2023-May-5 Service Incident 2

Incident Report for Sauce Labs

Postmortem

Dates:

Friday May 5th 2023, 00:06 - Monday May 8th 2023, 16:52 UTC

What happened:

Customers using real device testing intermittently could not see available devices, start Appium tests, or fetch test results. The impact was experienced for about 10 minutes every 4 hours.

Why it happened:

During the incident, we saw a periodic spike in requests that eventually consumed all resources in our connection pool. When that happened, our service liveliness probes failed, which kicked off a graceful shutdown of nodes in our service. This shutdown and subsequent restart caused the temporary unavailability of devices as the service fully came back up.

How we fixed it:

To quickly restore service, we increased the resources for this impacted service. To address this issue in the long term, we enhanced the way we throttle these requests coming into the system.
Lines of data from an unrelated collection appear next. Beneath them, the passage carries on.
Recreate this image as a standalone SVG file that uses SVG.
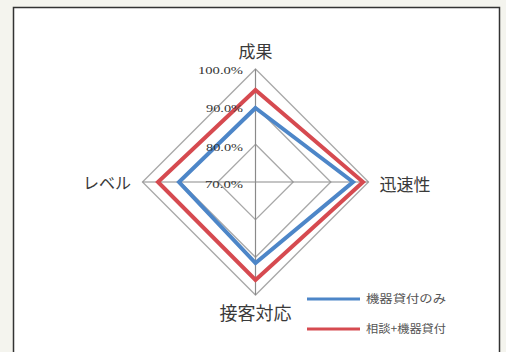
<svg xmlns="http://www.w3.org/2000/svg" width="506" height="352" viewBox="0 0 506 352">
<style>
.grid{fill:none;stroke:#a8a8a8;stroke-width:1.3}
.axis{stroke:#8a8a8a;stroke-width:1.2}
.s1{fill:none;stroke:#4d86c8;stroke-width:4;stroke-linejoin:miter}
.s2{fill:none;stroke:#d64a50;stroke-width:4;stroke-linejoin:miter}
.cat{font-family:"Noto Sans CJK JP","Noto Sans CJK SC",sans-serif;fill:#3a3a3a;text-anchor:middle}
.pct{font-family:"Liberation Serif",serif;font-size:11px;fill:#333;text-anchor:end}
.leg{font-family:"Noto Sans CJK JP",sans-serif;font-size:11px;fill:#555}
</style>
<rect x="0" y="0" width="506" height="352" fill="#f4f4ee"/>
<rect x="13.5" y="7.5" width="486" height="360" fill="#ffffff" stroke="#333" stroke-width="1.5"/>
<g id="grid">
<polygon class="grid" points="255.5,69 368.5,182 255.5,295 142.5,182"/>
<polygon class="grid" points="255.5,106.7 330.8,182 255.5,257.3 180.2,182"/>
<polygon class="grid" points="255.5,144.3 293.2,182 255.5,219.7 217.8,182"/>
<line class="axis" x1="255.5" y1="69" x2="255.5" y2="295"/>
<line class="axis" x1="142.5" y1="182" x2="368.5" y2="182"/>
</g>
<g id="series">
<polygon class="s2" points="255.5,90 363,182 255.5,280 158,182"/>
<polygon class="s1" points="255.5,108 353,182 255.5,263 179,182"/>
</g>
<g id="scale">
<text class="pct" x="243" y="74" textLength="45" lengthAdjust="spacingAndGlyphs">100.0%</text>
<text class="pct" x="243" y="112" textLength="37" lengthAdjust="spacingAndGlyphs">90.0%</text>
<text class="pct" x="243" y="151" textLength="37" lengthAdjust="spacingAndGlyphs">80.0%</text>
<text class="pct" x="243" y="188" textLength="38" lengthAdjust="spacingAndGlyphs">70.0%</text>
</g>
<g id="node-seika"><text class="cat" x="255.5" y="58" font-size="17">成果</text></g>
<g id="node-jinsoku"><text class="cat" x="405" y="191" font-size="17">迅速性</text></g>
<g id="node-level"><text class="cat" x="107" y="189" font-size="16">レベル</text></g>
<g id="node-sekkyaku"><text class="cat" x="255.5" y="320" font-size="18">接客対応</text></g>
<g id="legend">
<line x1="307" y1="299" x2="360" y2="299" stroke="#4d86c8" stroke-width="3"/>
<text class="leg" x="366" y="303" textLength="80" lengthAdjust="spacingAndGlyphs">機器貸付のみ</text>
<line x1="307" y1="329" x2="360" y2="329" stroke="#d64a50" stroke-width="3"/>
<text class="leg" x="366" y="333" textLength="80" lengthAdjust="spacingAndGlyphs">相談+機器貸付</text>
</g>
</svg>
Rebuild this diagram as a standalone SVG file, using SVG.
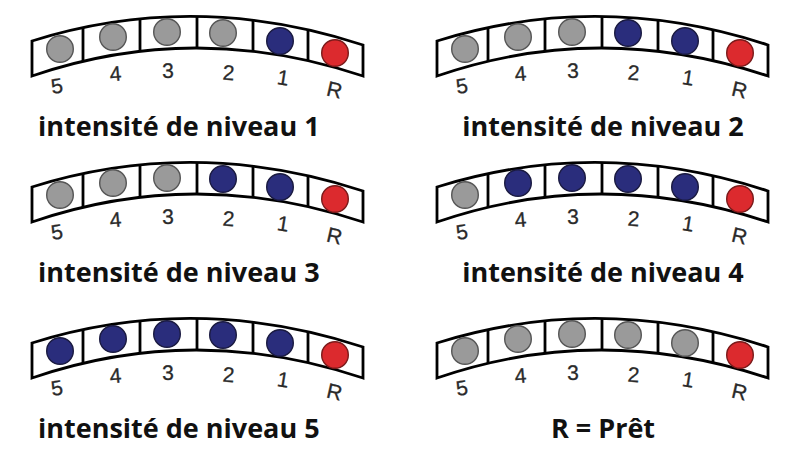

What we are doing to prevent it from happening again:

Beyond the fixes already deployed during the restoration efforts, we are also looking at ways to detect these spikes better and handle them when they occur.

Posted Jun 02, 2023 - 17:50 UTC

Resolved

After taking remedial action, RDC tests are consistently starting successfully in the US-West-1 Data Center. All services are fully operational.

Posted May 05, 2023 - 18:12 UTC

Update

After making some changes, we are seeing a decrease in RDC start failures. We are still investigating further.

Posted May 05, 2023 - 16:25 UTC

Investigating

Android and iOS Real Device tests are failing to start intermittently on our US-West-1 Data Center. We are investigating.

Posted May 05, 2023 - 15:27 UTC

This incident affected: Automated Real Device Testing (US-West) and Live Real Device Testing (US-West).